Oh, and thank you for "Hold the Door." Really, that was just awesome seeing everyone on my news feed and on Twitter and several show pages, blogs and magazines just blurt that one out the very next day after it aired. No need for me to be shocked by that one anymore, right? Egads.
Look, those of you that are caught up on Game of Thrones are just going to consider this whining and while there's a degree of truth to that, it's still a crap situation because not everyone can be at home with nothing to do at 9pm every Sunday night. I thought this was what HBO Go and HBO Now was supposed to take care of? If you can't watch the episode live, you can watch it later if you pay $14.99 a month or have an HBO subscription. Well, what the hell is the point if the entire planet tells me what happened the very next day?
Game of Thrones is the worst offender of this, but definitely not the only one:
I work late most of the time and can't get home until around 9pm, right after The Flash ends every Tuesday. Not a problem because I have Hulu and the new episodes are available to stream the very next day. So even though I don't get to see it live, I can still watch it in less than 24 hours after it originally aired.

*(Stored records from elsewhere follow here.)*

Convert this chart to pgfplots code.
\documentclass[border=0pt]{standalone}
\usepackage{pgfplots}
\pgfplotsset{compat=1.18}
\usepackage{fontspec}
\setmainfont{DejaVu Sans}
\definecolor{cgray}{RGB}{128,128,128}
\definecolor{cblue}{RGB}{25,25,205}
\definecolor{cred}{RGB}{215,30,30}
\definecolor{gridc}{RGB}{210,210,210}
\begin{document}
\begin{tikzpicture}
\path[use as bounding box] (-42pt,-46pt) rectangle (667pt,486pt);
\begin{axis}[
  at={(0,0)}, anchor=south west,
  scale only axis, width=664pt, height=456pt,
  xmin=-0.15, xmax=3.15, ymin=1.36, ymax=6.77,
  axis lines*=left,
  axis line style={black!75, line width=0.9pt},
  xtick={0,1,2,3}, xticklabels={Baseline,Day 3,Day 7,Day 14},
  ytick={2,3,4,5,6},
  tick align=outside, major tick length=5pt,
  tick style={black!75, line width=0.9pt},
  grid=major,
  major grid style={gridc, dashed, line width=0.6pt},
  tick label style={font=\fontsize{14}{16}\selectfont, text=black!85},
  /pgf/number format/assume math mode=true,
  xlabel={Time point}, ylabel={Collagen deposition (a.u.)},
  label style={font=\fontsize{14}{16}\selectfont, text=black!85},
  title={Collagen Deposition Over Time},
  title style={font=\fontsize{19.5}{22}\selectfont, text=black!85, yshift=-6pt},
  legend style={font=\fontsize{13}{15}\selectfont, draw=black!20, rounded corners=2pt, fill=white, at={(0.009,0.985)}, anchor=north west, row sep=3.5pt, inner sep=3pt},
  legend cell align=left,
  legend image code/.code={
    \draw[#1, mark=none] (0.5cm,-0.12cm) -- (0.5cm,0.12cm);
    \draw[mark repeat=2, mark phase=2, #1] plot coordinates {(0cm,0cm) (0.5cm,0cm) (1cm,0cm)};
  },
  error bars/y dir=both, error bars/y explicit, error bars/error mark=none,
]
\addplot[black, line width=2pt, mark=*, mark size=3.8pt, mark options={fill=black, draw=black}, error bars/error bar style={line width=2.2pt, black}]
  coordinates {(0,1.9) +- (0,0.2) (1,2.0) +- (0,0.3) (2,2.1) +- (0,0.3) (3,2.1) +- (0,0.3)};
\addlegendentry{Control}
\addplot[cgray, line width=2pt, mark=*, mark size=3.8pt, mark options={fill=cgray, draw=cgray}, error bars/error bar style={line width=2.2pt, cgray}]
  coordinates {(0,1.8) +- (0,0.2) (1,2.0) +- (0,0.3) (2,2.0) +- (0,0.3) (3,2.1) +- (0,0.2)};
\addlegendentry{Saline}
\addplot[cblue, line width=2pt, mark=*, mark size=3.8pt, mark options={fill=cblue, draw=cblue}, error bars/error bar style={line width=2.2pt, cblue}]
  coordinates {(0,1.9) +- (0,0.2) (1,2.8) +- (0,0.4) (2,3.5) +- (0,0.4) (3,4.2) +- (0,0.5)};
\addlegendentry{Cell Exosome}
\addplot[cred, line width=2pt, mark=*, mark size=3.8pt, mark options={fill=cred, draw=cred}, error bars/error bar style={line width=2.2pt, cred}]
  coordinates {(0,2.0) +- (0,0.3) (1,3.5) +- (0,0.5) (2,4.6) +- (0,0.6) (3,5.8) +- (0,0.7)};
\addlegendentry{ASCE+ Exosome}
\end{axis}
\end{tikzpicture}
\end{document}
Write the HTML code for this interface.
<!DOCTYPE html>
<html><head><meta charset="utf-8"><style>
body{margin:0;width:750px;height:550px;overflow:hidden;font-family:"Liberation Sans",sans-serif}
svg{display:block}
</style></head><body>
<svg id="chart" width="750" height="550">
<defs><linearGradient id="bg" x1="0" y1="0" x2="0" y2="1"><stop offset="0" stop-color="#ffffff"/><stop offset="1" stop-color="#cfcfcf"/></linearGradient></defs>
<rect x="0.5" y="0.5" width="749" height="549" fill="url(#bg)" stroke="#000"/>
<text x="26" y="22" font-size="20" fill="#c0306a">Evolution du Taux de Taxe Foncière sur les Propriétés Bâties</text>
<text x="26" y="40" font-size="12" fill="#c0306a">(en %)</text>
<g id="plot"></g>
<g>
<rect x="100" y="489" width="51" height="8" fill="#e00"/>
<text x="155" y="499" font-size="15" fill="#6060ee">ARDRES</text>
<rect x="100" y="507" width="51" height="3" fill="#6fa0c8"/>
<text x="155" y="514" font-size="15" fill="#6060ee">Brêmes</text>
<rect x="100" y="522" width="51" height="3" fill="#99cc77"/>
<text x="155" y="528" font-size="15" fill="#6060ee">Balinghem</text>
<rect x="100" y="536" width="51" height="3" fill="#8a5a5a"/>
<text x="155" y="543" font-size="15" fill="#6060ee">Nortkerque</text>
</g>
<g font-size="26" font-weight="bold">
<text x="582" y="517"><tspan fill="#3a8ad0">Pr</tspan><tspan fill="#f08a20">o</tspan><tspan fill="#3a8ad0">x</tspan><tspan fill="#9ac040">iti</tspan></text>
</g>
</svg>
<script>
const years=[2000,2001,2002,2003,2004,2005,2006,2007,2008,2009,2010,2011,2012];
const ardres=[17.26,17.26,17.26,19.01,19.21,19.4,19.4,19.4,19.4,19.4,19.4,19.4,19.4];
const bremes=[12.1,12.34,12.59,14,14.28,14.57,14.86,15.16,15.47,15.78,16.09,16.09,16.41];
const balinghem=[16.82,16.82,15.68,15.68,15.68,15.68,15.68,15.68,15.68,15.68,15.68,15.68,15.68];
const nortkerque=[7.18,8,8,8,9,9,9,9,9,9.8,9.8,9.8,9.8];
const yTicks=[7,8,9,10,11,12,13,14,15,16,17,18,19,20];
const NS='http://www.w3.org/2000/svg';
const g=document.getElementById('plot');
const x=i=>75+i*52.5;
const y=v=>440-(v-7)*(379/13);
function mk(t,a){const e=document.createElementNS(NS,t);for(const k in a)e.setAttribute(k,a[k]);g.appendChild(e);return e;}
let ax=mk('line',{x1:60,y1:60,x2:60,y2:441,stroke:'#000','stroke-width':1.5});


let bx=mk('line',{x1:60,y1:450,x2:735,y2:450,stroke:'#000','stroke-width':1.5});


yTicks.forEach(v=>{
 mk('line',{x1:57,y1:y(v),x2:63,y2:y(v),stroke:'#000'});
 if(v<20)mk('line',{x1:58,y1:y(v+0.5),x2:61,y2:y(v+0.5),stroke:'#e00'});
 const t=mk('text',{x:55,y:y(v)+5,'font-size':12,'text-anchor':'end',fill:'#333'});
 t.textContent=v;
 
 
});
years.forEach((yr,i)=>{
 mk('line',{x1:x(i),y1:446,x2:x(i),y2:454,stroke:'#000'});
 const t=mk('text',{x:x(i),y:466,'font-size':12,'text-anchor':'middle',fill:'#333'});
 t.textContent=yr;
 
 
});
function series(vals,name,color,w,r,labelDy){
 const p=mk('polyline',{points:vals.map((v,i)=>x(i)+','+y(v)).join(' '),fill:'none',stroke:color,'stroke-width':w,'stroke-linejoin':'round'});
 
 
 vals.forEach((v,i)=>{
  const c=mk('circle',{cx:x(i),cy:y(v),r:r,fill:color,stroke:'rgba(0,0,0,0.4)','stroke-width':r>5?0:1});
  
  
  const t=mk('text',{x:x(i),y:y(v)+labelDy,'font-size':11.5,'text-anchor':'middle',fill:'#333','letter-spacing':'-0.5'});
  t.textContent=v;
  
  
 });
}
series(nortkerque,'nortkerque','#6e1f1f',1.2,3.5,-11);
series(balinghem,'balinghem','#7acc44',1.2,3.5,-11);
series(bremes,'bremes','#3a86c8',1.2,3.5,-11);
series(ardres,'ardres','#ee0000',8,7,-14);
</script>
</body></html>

Except that within minutes of The Flash airing, several social media pages that follow the show start posting about the episode and since you follow those pages, they're going to show up in your news feed as soon as they go live. The worst case of this was when DC on Comicbook.com actually did a Facebook Live video right after The Flash's Season 2 finale to talk to fans about what happened in the episode. The notification came up on my phone and fortunately I was quick enough not to click the video and ignore it, but it didn't matter because EVERYONE was talking about that episode right after it aired.

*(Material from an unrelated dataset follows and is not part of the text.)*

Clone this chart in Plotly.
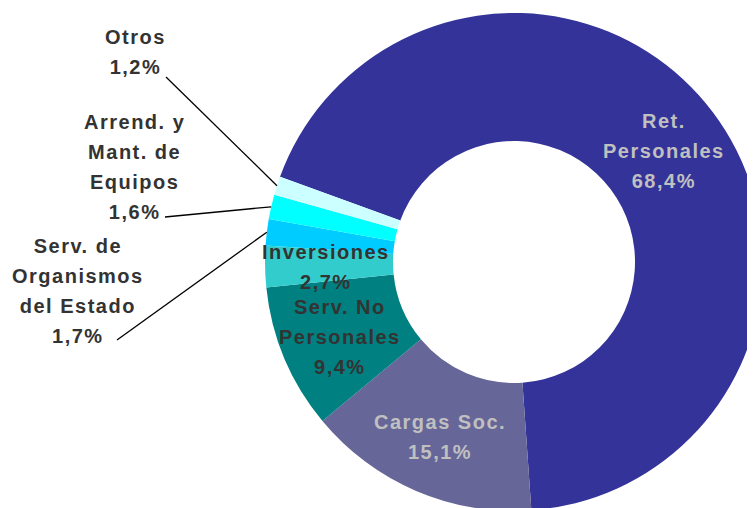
import math
import plotly.graph_objects as go

# ---------------- data ----------------
categories = [
    "Ret. Personales",
    "Cargas Soc.",
    "Serv. No Personales",
    "Inversiones",
    "Serv. de Organismos del Estado",
    "Arrend. y Mant. de Equipos",
    "Otros",
]
label_lines = [
    ["Ret.", "Personales"],
    ["Cargas Soc."],
    ["Serv. No", "Personales"],
    ["Inversiones"],
    ["Serv. de", "Organismos", "del Estado"],
    ["Arrend. y", "Mant. de", "Equipos"],
    ["Otros"],
]
values = [68.4, 15.1, 9.4, 2.7, 1.7, 1.6, 1.2]

# ---------------- styles ----------------
colors = ["#333399", "#666699", "#008080", "#33CCCC", "#00CCFF", "#00FFFF", "#CCFFFF"]
label_colors = ["#C0C0C0", "#C0C0C0", "#333333", "#333333", "#333333", "#333333", "#333333"]
outside = [4, 5, 6]                      # slices labelled outside with leader lines
outside_text_pos = {4: (70, 283), 5: (126, 159), 6: (127, 44)}      # px (text centres)
leader_start = {4: (109, 332), 5: (157, 209), 6: (158, 69)}         # px
ROTATION = -70
HOLE = 0.486
INSIDE_LABEL_R = 0.756
INSIDE_LABEL_DY = 2   # px, small downward nudge of the inside labels

W, H = 755, 508
dom_x = [0.3404, 1.0]
dom_y = [0.00984, 0.99016]

# pie geometry (as plotly computes it) to place labels from the data
R = min(W * (dom_x[1] - dom_x[0]), H * (dom_y[1] - dom_y[0])) / 2
cx = W * (dom_x[0] + dom_x[1]) / 2
cy = H * (1 - (dom_y[0] + dom_y[1]) / 2)


def to_paper(px, py):
    return px / W, 1 - py / H


def pct(v):
    return f"{v:.1f}%".replace(".", ",")


def spaced(s):
    return f'<span style="letter-spacing:1.5px;font-size:20px">{s}</span>'


fig = go.Figure(
    go.Pie(
        labels=categories,
        values=values,
        hole=HOLE,
        sort=False,
        direction="clockwise",
        rotation=ROTATION,
        marker=dict(colors=colors, line=dict(width=0)),
        textinfo="none",
        hovertemplate="%{label}: %{percent}<extra></extra>",
        showlegend=False,
        domain=dict(x=dom_x, y=dom_y),
    )
)

total = sum(values)
angle = ROTATION
annotations = []
shapes = []
for i, v in enumerate(values):
    span = 360 * v / total
    mid = math.radians(angle + span / 2)
    angle += span
    text = "<br>".join(spaced(s) for s in label_lines[i] + [pct(v)])
    if i in outside:
        tx, ty = outside_text_pos[i]
        ex, ey = cx + R * math.sin(mid), cy - R * math.cos(mid)
        sx, sy = leader_start[i]
        x0, y0 = to_paper(sx, sy)
        x1, y1 = to_paper(ex, ey)
        shapes.append(dict(type="line", xref="paper", yref="paper",
                           x0=x0, y0=y0, x1=x1, y1=y1,
                           line=dict(color="#000000", width=1.3)))
    else:
        rl = INSIDE_LABEL_R * R
        tx = cx + rl * math.sin(mid)
        ty = cy - rl * math.cos(mid) + INSIDE_LABEL_DY
    px_, py_ = to_paper(tx, ty)
    annotations.append(dict(
        x=px_, y=py_, xref="paper", yref="paper",
        text=text, showarrow=False, xanchor="center", yanchor="middle",
        align="center",
        font=dict(family="Arial, Liberation Sans, sans-serif", size=23,
                  color=label_colors[i], weight="bold"),
    ))

fig.update_layout(
    width=W, height=H,
    margin=dict(l=0, r=0, t=0, b=0),
    paper_bgcolor="#FFFFFF",
    plot_bgcolor="#FFFFFF",
    annotations=annotations,
    shapes=shapes,
)

fig.write_html("out.html")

So you don't even get 24 hours anymore. Hell, you can't even get an hour. If you didn't see it live, you're basically playing with fire unless you disconnect from social media and the Internet altogether like a hermit as so many smart asses would suggest to you.
I won't go into Twitter because that's just a minefield of suck. Live tweeting of the episode, emotional reactions, questions about specific plot points and a complete breakdown of the ending are just always going to be there, whether we like it or not. It can't be stopped and you can't disconnect from it because guess what, there are other reasons that you follow these people and pages and you can't just disconnect from them all unless you want to stop watching TV and doing anything social media related anymore.
I remember when I first saw The Usual Suspects. I didn't see it until a few years after it was out and several people that had already seen it told me the following: "The ending is so good that I refuse to tell you anything because I don't want to ruin it for you." What happened to THAT society? Where did that go down the drain? Is it just because there wasn't social media in the 90's and now we all just say whatever we want without worrying about others? Maybe, I don't know.
Maybe we have become too impatient to wait anymore. I mean, we are binge watchers now, right? As much as we have to wait for a new episode of some of these shows each week and deal with a myriad of seasonal breaks in between, don't we all wish that everything was like Netflix and you could just watch the whole season in one lazy weekend and be done with it? Maybe it's because we HAVE to talk to someone about what we just saw after we watch the show so even if they haven't seen it, we've got to tell them what happens and rob them of their own enjoyment of the process just so that we can satisfy our need to wax poetically about it?
I don't know what the ultimate answer is, but I do know that the world of entertainment has changed because of it. The words "spoiler alert" are like a dead Jedi now: "all but extinct," and we are all going to have to get used to that.
Rest in Peace, Spoiler Alert. We hardly knew you and clearly didn't want to know you anymore.